August Staudenmayer
Lichtschek oder Der alte Apfel
ISBN: 978-3-85415-406-8120 Seiten, brosch., neuwertig, erschienen 2007
Erzählung
Es gibt nur dann ein Versteck vor der Welt, wenn du dich selbst nicht zu ihr zählst.
August Staudenmayers neue Erzählung – das Porträt eines Zerrissenen: Lichtschek hat nicht mehr viel Zeit. Fünfundzwanzig, maximal dreißig Jahre zu leben. Davon ist er vielleicht noch zehn, maximal fünfzehn Jahre attraktiv. Sein Körper weist Schwachstellen auf. Schmerzen begleiten ihn.

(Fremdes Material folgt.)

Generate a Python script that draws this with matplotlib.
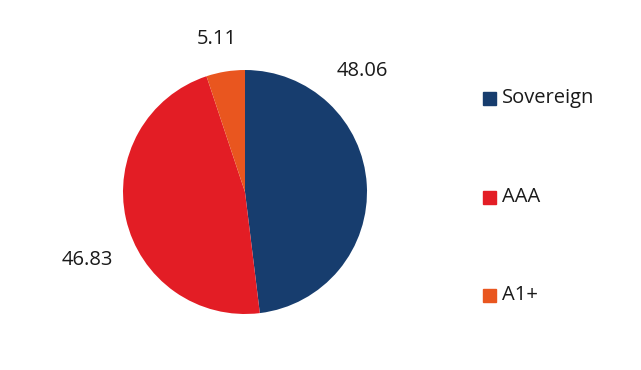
import matplotlib
matplotlib.use("Agg")
import matplotlib.pyplot as plt
from matplotlib.patches import Rectangle

categories = ["Sovereign", "AAA", "A1+"]
values = [48.06, 46.83, 5.11]
colors = ["#173D6E", "#E31D25", "#E9561F"]
label_pos = [(0.96, 0.99), (-1.29, -0.56), (-0.23, 1.25)]

plt.rcParams['font.family'] = ['Open Sans', 'DejaVu Sans']

fig = plt.figure(figsize=(6.41, 3.70), dpi=100)
cx, cy, r = 245 / 641, 1 - 192 / 370, 122
w, h = 2 * r / 641, 2 * r / 370
ax = fig.add_axes([cx - w / 2, cy - h / 2, w, h])
ax.pie(values, colors=colors, startangle=90, counterclock=False,
       wedgeprops=dict(linewidth=0))
ax.set_xlim(-1, 1)
ax.set_ylim(-1, 1)
ax.set_aspect('equal')
ax.axis('off')
for v, (x, y) in zip(values, label_pos):
    ax.text(x, y, f"{v:.2f}", ha='center', va='center', fontsize=14.5,
            color='#1a1a1a', clip_on=False)

rows = [98, 197, 295]
for name, col, yy in zip(categories, colors, rows):
    y = 1 - yy / 370
    fig.patches.append(Rectangle((483 / 641, y - 6.5 / 370), 13 / 641, 13 / 370,
                                 transform=fig.transFigure, color=col))
    fig.text(502 / 641, y, name, ha='left', va='center', fontsize=14.5,
             color='#1a1a1a')

fig.savefig("out.png", dpi=100)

Lichtschek, ein Mann in den besten Jahren und Held einer neurotischen Arbeitszeit, hat Probleme mit seiner Sexualität und mit seiner Arbeitsfähigkeit. Das sind, grob gesagt, seine Hauptprobleme. Haben die beiden Dinge in seinem Leben miteinander zu tun? Er will Liebe und Sexualität strikt voneinander trennen, um beides – getrennt – erleben zu können. Offiziell gilt er als berufsunfähig. Um für immer in diesem Status bleiben zu können, überlegt er, sich zum Beweis für seine Unfähigkeit selbst unwiderruflich zu beschädigen.
Eine einzige Verletzung, die gut sichtbar ist, und er hat wieder Ruhe, vielleicht für immer. Er nennt das soziale Intelligenz, wenn er weiß, wie er bei welchen öffentlichen Stellen – Ämtern, Behörden, Anstalten – auftreten muss, wie er sich verhalten muss, was er wo am besten tut, sagt oder unterlässt. Lichtschek weiß genau, wenn er seine Arbeitsunfähigkeit mit einer Selbstverletzung belegen kann, hat er Ruhe. Er hat gründlich darüber nachgedacht.
Die Kranken sollten die Welt regieren, die Sterbenskranken. Ein Mensch, der körperliche Verrenkungen macht, um einen Buchstaben darzustellen, kommt aus dem Alphabet und kehrt dorthin wieder zurück, irgendwann. Er hat kein Heimatland, die Körpersprache ist sein Zuhause, sein Lebenssinn. Seine Körpersprache ist seine Muttersprache. Er müsste sich seine Arme und Beine brechen, seinen Kopf überdrehen und sich sein Gesicht zerquetschen, wenn er gezwungen wäre, eine andere Sprache zu lernen.